Généralisation et validation

Pour Jackson et Holbrook (1995), les groupes témoins ne sont pas utilisés de façon à obtenir des résultats statistiquement significatifs, mais plutôt pour comprendre la construction sociale du sens dans un contexte très spécifique. La difficulté de généraliser les résultats d’une recherche, obtenus au moyen d’entrevues collectives ne signifie pas que les résultats manqueront de crédibilité.
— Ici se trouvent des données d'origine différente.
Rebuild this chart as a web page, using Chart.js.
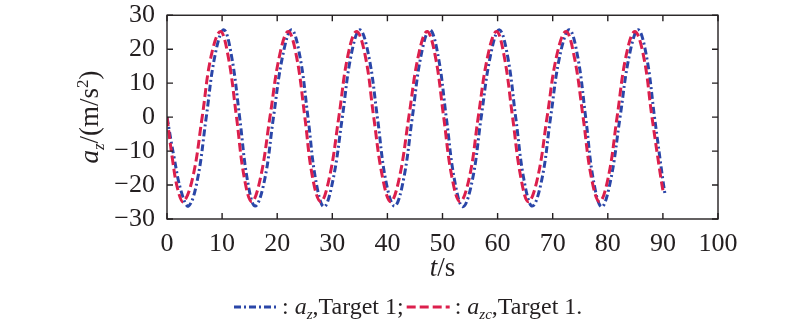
<!DOCTYPE html>
<html>
<head>
<meta charset="utf-8">
<script src="https://cdn.jsdelivr.net/npm/chart.js@4/dist/chart.umd.min.js"></script>
<style>
  html, body { margin: 0; padding: 0; background: #ffffff; }
  #wrap { width: 800px; height: 328px; }
</style>
</head>
<body>
<div id="wrap"><canvas id="c" width="800" height="328"></canvas></div>
<script>
// Vertical acceleration of target 1: measured a_z and commanded a_zc (m/s^2) against time t (s)
const tAz = [0, 1.3, 2.6, 3.9,
  5.5, 7.1, 8.7, 10.3,
  11.7, 13.2, 14.6, 16.0,
  17.7, 19.3, 21.0, 22.6,
  24.1, 25.6, 27.0, 28.5,
  30.1, 31.8, 33.4, 35.0,
  36.6, 38.2, 39.7, 41.3,
  42.9, 44.5, 46.1, 47.7,
  49.2, 50.7, 52.2, 53.7,
  55.4, 57.0, 58.7, 60.3,
  61.8, 63.3, 64.8, 66.3,
  68.0, 69.6, 71.3, 73.0,
  74.5, 76.0, 77.4, 78.9,
  80.5, 82.2, 83.9, 85.5,
  87.0, 88.5, 90.0, 90.4];
const az = [0, -12.0, -22.0, -26.2,
  -18.6, -0.3, 18.1, 25.7,
  18.1, -0.3, -18.6, -26.2,
  -18.6, -0.3, 18.1, 25.7,
  18.1, -0.3, -18.6, -26.4,
  -18.7, -0.3, 18.1, 25.7,
  18.1, -0.3, -18.6, -26.2,
  -18.6, -0.3, 18.1, 25.7,
  18.1, -0.3, -18.7, -26.4,
  -18.7, -0.3, 18.1, 25.7,
  18.1, -0.3, -18.6, -26.2,
  -18.6, -0.3, 18.1, 25.7,
  18.1, -0.3, -18.7, -26.4,
  -18.7, -0.3, 18.1, 25.7,
  18.1, -0.3, -18.6, -22.9];

const tAzc = [0, 1.0, 2.0, 3.0,
  4.7, 6.4, 8.0, 9.7,
  11.1, 12.6, 14.0, 15.4,
  17.0, 18.7, 20.4, 22.0,
  23.5, 25.0, 26.4, 27.9,
  29.5, 31.2, 32.8, 34.4,
  36.0, 37.5, 39.1, 40.6,
  42.2, 43.9, 45.6, 47.2,
  48.7, 50.2, 51.7, 53.2,
  54.9, 56.5, 58.2, 59.8,
  61.2, 62.7, 64.2, 65.6,
  67.3, 69.0, 70.7, 72.4,
  73.9, 75.5, 77.0, 78.5,
  80.1, 81.7, 83.3, 84.9,
  86.5, 88.0, 89.6, 90.1];
const azc = [0, -12.5, -21.6, -24.9,
  -17.6, 0.2, 17.9, 25.2,
  17.9, 0.2, -17.6, -24.9,
  -17.6, 0.2, 17.9, 25.2,
  17.9, 0.2, -17.6, -24.9,
  -17.6, 0.2, 17.9, 25.2,
  17.9, 0.2, -17.6, -24.9,
  -17.6, 0.2, 17.9, 25.2,
  17.9, 0.2, -17.6, -24.9,
  -17.6, 0.2, 17.9, 25.2,
  17.9, 0.2, -17.6, -24.9,
  -17.6, 0.2, 17.9, 25.2,
  17.9, 0.2, -17.6, -24.9,
  -17.6, 0.2, 17.9, 25.2,
  17.9, 0.2, -17.6, -22.5];

const xTicks = [0, 10, 20, 30, 40, 50, 60, 70, 80, 90, 100];
const yTicks = [-30, -20, -10, 0, 10, 20, 30];

const BLUE = '#2a46a8';
const RED = '#dc1f4c';
const INK = '#231f20';
const SERIF = '"Liberation Serif", "Times New Roman", Times, serif';
const FS_TICK = 26;
const FS_TITLE = 27;
const FS_LEG = 24;
const LW = 3;
const DASH_AZ = [7, 3, 2, 3];
const DASH_AZC = [9, 4];

const toPts = (xs, ys) => xs.map((x, i) => ({ x: x, y: ys[i] }));

// text pieces: [text, italic, sizeScale, baselineShift]
function runWidth(ctx, parts, fs) {
  let w = 0;
  for (const p of parts) {
    ctx.font = (p[1] ? 'italic ' : '') + Math.round(fs * p[2]) + 'px ' + SERIF;
    w += ctx.measureText(p[0]).width;
  }
  return w;
}
function drawRun(ctx, parts, x, y, fs) {
  for (const p of parts) {
    ctx.font = (p[1] ? 'italic ' : '') + Math.round(fs * p[2]) + 'px ' + SERIF;
    ctx.fillText(p[0], x, y + p[3]);
    x += ctx.measureText(p[0]).width;
  }
  return x;
}

const frame = {
  id: 'frame',
  afterDraw(chart) {
    const ctx = chart.ctx;
    const a = chart.chartArea;
    const xs = chart.scales.x, ys = chart.scales.y;
    ctx.save();
    ctx.strokeStyle = INK;
    ctx.lineWidth = 1.4;
    ctx.setLineDash([]);
    ctx.strokeRect(a.left, a.top, a.right - a.left, a.bottom - a.top);
    const TL = 6;
    ctx.beginPath();
    xTicks.forEach(v => {
      const px = xs.getPixelForValue(v);
      ctx.moveTo(px, a.bottom); ctx.lineTo(px, a.bottom - TL);
      ctx.moveTo(px, a.top); ctx.lineTo(px, a.top + TL);
    });
    yTicks.forEach(v => {
      const py = ys.getPixelForValue(v);
      ctx.moveTo(a.left, py); ctx.lineTo(a.left + TL, py);
      ctx.moveTo(a.right, py); ctx.lineTo(a.right - TL, py);
    });
    ctx.stroke();

    ctx.fillStyle = INK;
    ctx.textBaseline = 'alphabetic';
    ctx.textAlign = 'left';

    // x axis title: t/s
    const xt = [['t', true, 1, 0], ['/s', false, 1, 0]];
    const cx = (a.left + a.right) / 2;
    drawRun(ctx, xt, cx - runWidth(ctx, xt, FS_TITLE) / 2, 276, FS_TITLE);

    // y axis title: a_z/(m/s^2), rotated
    const yt = [['a', true, 1, 0], ['z', true, 0.62, 6], ['/(m/s', false, 1, 0], ['2', false, 0.62, -10], [')', false, 1, 0]];
    ctx.save();
    ctx.translate(98, 117);
    ctx.rotate(-Math.PI / 2);
    drawRun(ctx, yt, -runWidth(ctx, yt, FS_TITLE) / 2, 0, FS_TITLE);
    ctx.restore();

    // legend row
    const ly = 314;
    let x = 234;
    const sample = (color, dash) => {
      ctx.save();
      ctx.strokeStyle = color;
      ctx.lineWidth = LW;
      ctx.setLineDash(dash);
      ctx.beginPath();
      ctx.moveTo(x, ly - 7); ctx.lineTo(x + 43, ly - 7);
      ctx.stroke();
      ctx.restore();
      x += 48;
    };
    sample(BLUE, DASH_AZ);
    x = drawRun(ctx, [[': ', false, 1, 0], ['a', true, 1, 0], ['z', true, 0.62, 5], [',Target 1;', false, 1, 0]], x, ly, FS_LEG);
    x += 3;
    sample(RED, DASH_AZC);
    drawRun(ctx, [[': ', false, 1, 0], ['a', true, 1, 0], ['zc', true, 0.62, 5], [',Target 1.', false, 1, 0]], x, ly, FS_LEG);
    ctx.restore();
  }
};

new Chart(document.getElementById('c'), {
  type: 'line',
  data: {
    datasets: [
      {
        label: 'a_zc, Target 1',
        data: toPts(tAzc, azc),
        borderColor: RED,
        borderWidth: LW,
        borderDash: DASH_AZC,
        pointRadius: 0,
        tension: 0.4,
        fill: false
      },
      {
        label: 'a_z, Target 1',
        data: toPts(tAz, az),
        borderColor: BLUE,
        borderWidth: LW,
        borderDash: DASH_AZ,
        pointRadius: 0,
        tension: 0.4,
        fill: false
      }
    ]
  },
  options: {
    responsive: false,
    animation: false,
    devicePixelRatio: 1,
    layout: { padding: { top: 0, right: 82, left: 0, bottom: 0 } },
    plugins: { legend: { display: false }, tooltip: { enabled: false } },
    scales: {
      x: {
        type: 'linear',
        min: 0, max: 100,
        afterBuildTicks: s => { s.ticks = xTicks.map(v => ({ value: v })); },
        afterFit: s => { s.height = 109; },
        grid: { display: false, drawTicks: false },
        border: { display: false },
        ticks: { color: INK, padding: 10, maxRotation: 0, autoSkip: false, font: { family: SERIF, size: FS_TICK } }
      },
      y: {
        type: 'linear',
        min: -30, max: 30,
        afterBuildTicks: s => { s.ticks = yTicks.map(v => ({ value: v })); },
        afterFit: s => { s.width = 167; },
        grid: { display: false, drawTicks: false },
        border: { display: false },
        ticks: {
          color: INK, padding: 12, autoSkip: false,
          font: { family: SERIF, size: FS_TICK, lineHeight: 0.25 },
          callback: v => (v < 0 ? '\u2212' + Math.abs(v) : String(v))
        }
      }
    }
  },
  plugins: [frame]
});
</script>
</body>
</html>
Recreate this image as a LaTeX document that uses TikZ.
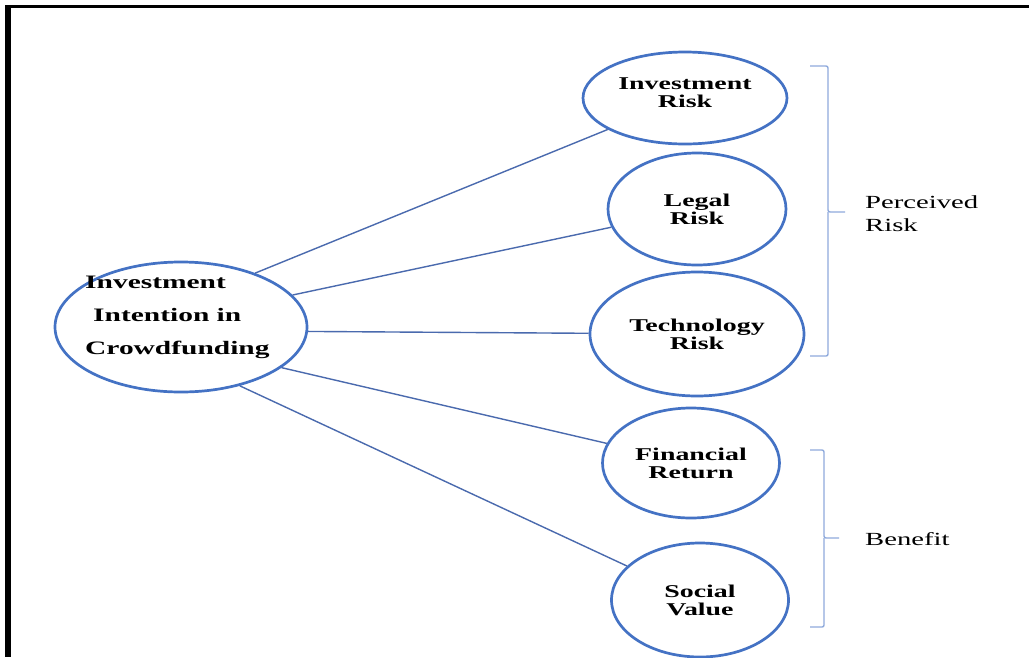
\documentclass[tikz,border=0pt]{standalone}
\usepackage{fontspec}
\setmainfont{Liberation Serif}[FakeStretch=1.55]
\usetikzlibrary{shapes.geometric}
\definecolor{ellblue}{HTML}{4472C4}
\definecolor{lineblue}{HTML}{4A6AAE}
\definecolor{brblue}{HTML}{8FAADC}
\begin{document}
\begin{tikzpicture}[x=1pt,y=-1pt,
  var/.style={ellipse, draw=ellblue, line width=2.7pt, inner sep=0pt, align=center,
    font=\fontsize{18}{18}\selectfont\bfseries},
  link/.style={draw=lineblue, line width=1.4pt},
  bracket/.style={draw=brblue, line width=1.4pt, rounded corners=2pt},
  lbl/.style={font=\fontsize{18.5}{23}\selectfont, align=left, inner sep=0pt, anchor=west},
  mainlbl/.style={font=\fontsize{19}{33}\selectfont\bfseries, align=left, inner sep=0pt, anchor=west}]
\useasboundingbox (0,0) rectangle (1029,657);
\fill[white] (0,0) rectangle (1029,657);
% frame
\fill[black] (5,5) rectangle (1029,8);
\fill[black] (5,5) rectangle (11,657);
% nodes
\node[var, minimum width=252pt, minimum height=130pt] (main) at (181,327) {};
\node[mainlbl] (mainText) at (85,317) {Investment\\\hspace{8pt}Intention in\\Crowdfunding};
\node[var, minimum width=204pt, minimum height=92pt, text depth=10pt] (ir) at (685,98) {Investment\\Risk};
\node[var, minimum width=178pt, minimum height=112pt] (lr) at (697,209) {Legal\\Risk};
\node[var, minimum width=214pt, minimum height=124pt] (tr) at (697,334) {Technology\\Risk};
\node[var, minimum width=177pt, minimum height=110pt] (fr) at (691,463) {Financial\\Return};
\node[var, minimum width=177pt, minimum height=114pt] (sv) at (700,600) {Social\\Value};
% connectors
\draw[link] (main.36) -- (ir);
\draw[link] (main.16) -- (lr);
\draw[link] (main.-2) -- (tr);
\draw[link] (main.-22) -- (fr);
\draw[link] (main.-45) -- (sv);
% brackets
\draw[bracket] (810,66) -- (828,66) -- (828,212) -- (845,212);
\draw[bracket] (828,212) -- (828,356) -- (810,356);
\draw[bracket] (810,450) -- (824,450) -- (824,538) -- (839,538);
\draw[bracket] (824,538) -- (824,627) -- (810,627);
% group labels
\node[lbl] (pr) at (865,214) {Perceived\\Risk};
\node[lbl] (bn) at (865,539) {Benefit};
\end{tikzpicture}
\end{document}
Eu égard à la validation des données recueillies, Hollander (2004) propose une forme de triangulation des méthodes, par exemple : (i) en faisant remplir par chacun des participants un questionnaire confidentiel, dont les données seront comparées à celles obtenues au cours des discussions de groupe ; (ii) en procédant aux entrevues collectives ; (iii) en réalisant des entretiens individuels après la tenue du groupe témoin pour faire l’évaluation des échanges ayant eu lieu en groupe.

Conclusion

Il importe que les chercheurs en géographie explorent de quelle façon les autres chercheurs des sciences humaines utilisent des groupes témoins pour réaliser des entrevues collectives, et s’intéressent à la façon dont le groupe témoin aide à mieux comprendre à la fois la dynamique des interactions et la façon dont s’effectue la construction du sens à chaque nouvelle expérience (Hollander, 2004 : 631).